Dataset excerpt:
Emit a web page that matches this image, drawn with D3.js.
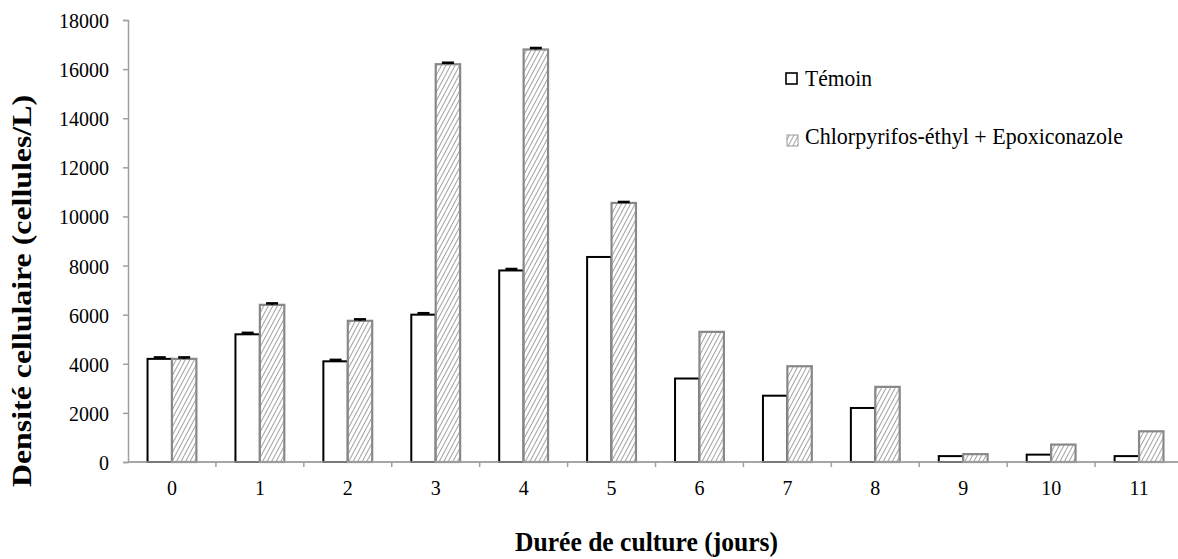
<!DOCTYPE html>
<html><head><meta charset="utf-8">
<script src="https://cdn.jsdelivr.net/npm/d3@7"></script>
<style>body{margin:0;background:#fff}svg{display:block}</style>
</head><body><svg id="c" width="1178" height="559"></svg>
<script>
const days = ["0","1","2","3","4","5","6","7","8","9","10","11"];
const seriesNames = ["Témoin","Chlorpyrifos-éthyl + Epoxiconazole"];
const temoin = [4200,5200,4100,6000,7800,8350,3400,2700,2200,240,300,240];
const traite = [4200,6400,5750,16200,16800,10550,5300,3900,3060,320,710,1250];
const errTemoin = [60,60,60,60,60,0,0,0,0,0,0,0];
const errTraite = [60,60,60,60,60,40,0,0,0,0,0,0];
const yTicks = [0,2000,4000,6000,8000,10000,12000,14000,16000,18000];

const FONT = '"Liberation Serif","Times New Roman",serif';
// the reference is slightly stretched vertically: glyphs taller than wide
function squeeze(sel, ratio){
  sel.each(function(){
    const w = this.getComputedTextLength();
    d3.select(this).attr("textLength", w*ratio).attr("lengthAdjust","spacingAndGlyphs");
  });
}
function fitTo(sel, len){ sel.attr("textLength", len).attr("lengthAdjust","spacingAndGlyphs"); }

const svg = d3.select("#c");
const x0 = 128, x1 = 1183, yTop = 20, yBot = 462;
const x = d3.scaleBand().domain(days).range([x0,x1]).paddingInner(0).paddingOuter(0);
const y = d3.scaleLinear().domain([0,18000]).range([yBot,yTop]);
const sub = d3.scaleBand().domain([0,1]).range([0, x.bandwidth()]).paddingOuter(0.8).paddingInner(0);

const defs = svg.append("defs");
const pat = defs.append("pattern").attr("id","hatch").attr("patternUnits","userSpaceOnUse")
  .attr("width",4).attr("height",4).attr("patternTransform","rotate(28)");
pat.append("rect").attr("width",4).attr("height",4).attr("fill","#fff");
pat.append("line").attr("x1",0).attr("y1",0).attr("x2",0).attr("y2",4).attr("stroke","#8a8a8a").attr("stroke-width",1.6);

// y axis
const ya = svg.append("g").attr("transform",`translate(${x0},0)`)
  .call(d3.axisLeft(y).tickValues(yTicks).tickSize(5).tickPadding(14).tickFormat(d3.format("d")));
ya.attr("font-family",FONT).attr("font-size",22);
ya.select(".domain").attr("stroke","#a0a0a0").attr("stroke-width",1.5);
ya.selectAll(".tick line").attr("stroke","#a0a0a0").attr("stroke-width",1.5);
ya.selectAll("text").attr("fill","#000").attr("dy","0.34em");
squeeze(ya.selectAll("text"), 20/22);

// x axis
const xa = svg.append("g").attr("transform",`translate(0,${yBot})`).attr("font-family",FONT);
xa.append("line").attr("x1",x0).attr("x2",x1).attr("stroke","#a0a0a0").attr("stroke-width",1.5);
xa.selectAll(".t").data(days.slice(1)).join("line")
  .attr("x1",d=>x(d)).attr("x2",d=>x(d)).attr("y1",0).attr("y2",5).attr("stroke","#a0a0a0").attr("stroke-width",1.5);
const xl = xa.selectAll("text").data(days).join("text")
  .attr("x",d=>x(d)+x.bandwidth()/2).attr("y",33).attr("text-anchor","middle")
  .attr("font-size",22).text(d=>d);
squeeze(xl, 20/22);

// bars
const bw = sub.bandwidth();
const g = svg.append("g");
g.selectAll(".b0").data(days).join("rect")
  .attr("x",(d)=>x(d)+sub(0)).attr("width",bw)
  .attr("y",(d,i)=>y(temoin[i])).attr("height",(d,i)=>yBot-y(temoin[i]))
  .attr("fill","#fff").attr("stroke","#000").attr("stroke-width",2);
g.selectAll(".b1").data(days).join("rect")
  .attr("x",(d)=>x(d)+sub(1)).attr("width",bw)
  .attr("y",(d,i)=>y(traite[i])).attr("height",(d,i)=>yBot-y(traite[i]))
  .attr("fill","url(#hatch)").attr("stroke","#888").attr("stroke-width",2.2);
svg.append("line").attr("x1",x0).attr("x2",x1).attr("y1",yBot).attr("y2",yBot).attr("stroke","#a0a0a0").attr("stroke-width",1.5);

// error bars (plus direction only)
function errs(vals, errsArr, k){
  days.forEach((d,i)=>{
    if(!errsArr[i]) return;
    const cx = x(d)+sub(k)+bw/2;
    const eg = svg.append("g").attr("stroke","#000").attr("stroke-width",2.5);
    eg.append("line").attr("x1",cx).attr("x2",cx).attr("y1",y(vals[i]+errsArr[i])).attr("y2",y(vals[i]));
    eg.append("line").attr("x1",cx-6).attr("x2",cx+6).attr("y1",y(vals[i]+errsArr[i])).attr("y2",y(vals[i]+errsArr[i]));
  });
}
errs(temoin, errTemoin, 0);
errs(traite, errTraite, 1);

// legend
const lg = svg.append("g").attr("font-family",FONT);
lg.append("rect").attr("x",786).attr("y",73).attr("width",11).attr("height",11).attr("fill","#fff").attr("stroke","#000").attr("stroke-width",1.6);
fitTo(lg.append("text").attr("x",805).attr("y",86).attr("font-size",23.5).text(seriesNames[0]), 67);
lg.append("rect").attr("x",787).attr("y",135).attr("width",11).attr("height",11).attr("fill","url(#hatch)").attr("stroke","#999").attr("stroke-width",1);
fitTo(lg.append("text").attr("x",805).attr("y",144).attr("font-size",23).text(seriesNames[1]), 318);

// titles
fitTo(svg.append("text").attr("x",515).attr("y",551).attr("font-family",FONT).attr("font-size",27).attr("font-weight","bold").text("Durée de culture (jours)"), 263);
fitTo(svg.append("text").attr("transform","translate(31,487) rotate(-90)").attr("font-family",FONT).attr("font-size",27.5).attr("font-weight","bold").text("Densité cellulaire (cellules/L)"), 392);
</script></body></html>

Given exercise:
Omit the pictures, and quote the material above exactly as given.

Task result:
Emit a web page that matches this image, drawn with D3.js.
<!DOCTYPE html>
<html><head><meta charset="utf-8">
<script src="https://cdn.jsdelivr.net/npm/d3@7"></script>
<style>body{margin:0;background:#fff}svg{display:block}</style>
</head><body><svg id="c" width="1178" height="559"></svg>
<script>
const days = ["0","1","2","3","4","5","6","7","8","9","10","11"];
const seriesNames = ["Témoin","Chlorpyrifos-éthyl + Epoxiconazole"];
const temoin = [4200,5200,4100,6000,7800,8350,3400,2700,2200,240,300,240];
const traite = [4200,6400,5750,16200,16800,10550,5300,3900,3060,320,710,1250];
const errTemoin = [60,60,60,60,60,0,0,0,0,0,0,0];
const errTraite = [60,60,60,60,60,40,0,0,0,0,0,0];
const yTicks = [0,2000,4000,6000,8000,10000,12000,14000,16000,18000];

const FONT = '"Liberation Serif","Times New Roman",serif';
// the reference is slightly stretched vertically: glyphs taller than wide
function squeeze(sel, ratio){
  sel.each(function(){
    const w = this.getComputedTextLength();
    d3.select(this).attr("textLength", w*ratio).attr("lengthAdjust","spacingAndGlyphs");
  });
}
function fitTo(sel, len){ sel.attr("textLength", len).attr("lengthAdjust","spacingAndGlyphs"); }

const svg = d3.select("#c");
const x0 = 128, x1 = 1183, yTop = 20, yBot = 462;
const x = d3.scaleBand().domain(days).range([x0,x1]).paddingInner(0).paddingOuter(0);
const y = d3.scaleLinear().domain([0,18000]).range([yBot,yTop]);
const sub = d3.scaleBand().domain([0,1]).range([0, x.bandwidth()]).paddingOuter(0.8).paddingInner(0);

const defs = svg.append("defs");
const pat = defs.append("pattern").attr("id","hatch").attr("patternUnits","userSpaceOnUse")
  .attr("width",4).attr("height",4).attr("patternTransform","rotate(28)");
pat.append("rect").attr("width",4).attr("height",4).attr("fill","#fff");
pat.append("line").attr("x1",0).attr("y1",0).attr("x2",0).attr("y2",4).attr("stroke","#8a8a8a").attr("stroke-width",1.6);

// y axis
const ya = svg.append("g").attr("transform",`translate(${x0},0)`)
  .call(d3.axisLeft(y).tickValues(yTicks).tickSize(5).tickPadding(14).tickFormat(d3.format("d")));
ya.attr("font-family",FONT).attr("font-size",22);
ya.select(".domain").attr("stroke","#a0a0a0").attr("stroke-width",1.5);
ya.selectAll(".tick line").attr("stroke","#a0a0a0").attr("stroke-width",1.5);
ya.selectAll("text").attr("fill","#000").attr("dy","0.34em");
squeeze(ya.selectAll("text"), 20/22);

// x axis
const xa = svg.append("g").attr("transform",`translate(0,${yBot})`).attr("font-family",FONT);
xa.append("line").attr("x1",x0).attr("x2",x1).attr("stroke","#a0a0a0").attr("stroke-width",1.5);
xa.selectAll(".t").data(days.slice(1)).join("line")
  .attr("x1",d=>x(d)).attr("x2",d=>x(d)).attr("y1",0).attr("y2",5).attr("stroke","#a0a0a0").attr("stroke-width",1.5);
const xl = xa.selectAll("text").data(days).join("text")
  .attr("x",d=>x(d)+x.bandwidth()/2).attr("y",33).attr("text-anchor","middle")
  .attr("font-size",22).text(d=>d);
squeeze(xl, 20/22);

// bars
const bw = sub.bandwidth();
const g = svg.append("g");
g.selectAll(".b0").data(days).join("rect")
  .attr("x",(d)=>x(d)+sub(0)).attr("width",bw)
  .attr("y",(d,i)=>y(temoin[i])).attr("height",(d,i)=>yBot-y(temoin[i]))
  .attr("fill","#fff").attr("stroke","#000").attr("stroke-width",2);
g.selectAll(".b1").data(days).join("rect")
  .attr("x",(d)=>x(d)+sub(1)).attr("width",bw)
  .attr("y",(d,i)=>y(traite[i])).attr("height",(d,i)=>yBot-y(traite[i]))
  .attr("fill","url(#hatch)").attr("stroke","#888").attr("stroke-width",2.2);
svg.append("line").attr("x1",x0).attr("x2",x1).attr("y1",yBot).attr("y2",yBot).attr("stroke","#a0a0a0").attr("stroke-width",1.5);

// error bars (plus direction only)
function errs(vals, errsArr, k){
  days.forEach((d,i)=>{
    if(!errsArr[i]) return;
    const cx = x(d)+sub(k)+bw/2;
    const eg = svg.append("g").attr("stroke","#000").attr("stroke-width",2.5);
    eg.append("line").attr("x1",cx).attr("x2",cx).attr("y1",y(vals[i]+errsArr[i])).attr("y2",y(vals[i]));
    eg.append("line").attr("x1",cx-6).attr("x2",cx+6).attr("y1",y(vals[i]+errsArr[i])).attr("y2",y(vals[i]+errsArr[i]));
  });
}
errs(temoin, errTemoin, 0);
errs(traite, errTraite, 1);

// legend
const lg = svg.append("g").attr("font-family",FONT);
lg.append("rect").attr("x",786).attr("y",73).attr("width",11).attr("height",11).attr("fill","#fff").attr("stroke","#000").attr("stroke-width",1.6);
fitTo(lg.append("text").attr("x",805).attr("y",86).attr("font-size",23.5).text(seriesNames[0]), 67);
lg.append("rect").attr("x",787).attr("y",135).attr("width",11).attr("height",11).attr("fill","url(#hatch)").attr("stroke","#999").attr("stroke-width",1);
fitTo(lg.append("text").attr("x",805).attr("y",144).attr("font-size",23).text(seriesNames[1]), 318);

// titles
fitTo(svg.append("text").attr("x",515).attr("y",551).attr("font-family",FONT).attr("font-size",27).attr("font-weight","bold").text("Durée de culture (jours)"), 263);
fitTo(svg.append("text").attr("transform","translate(31,487) rotate(-90)").attr("font-family",FONT).attr("font-size",27.5).attr("font-weight","bold").text("Densité cellulaire (cellules/L)"), 392);
</script></body></html>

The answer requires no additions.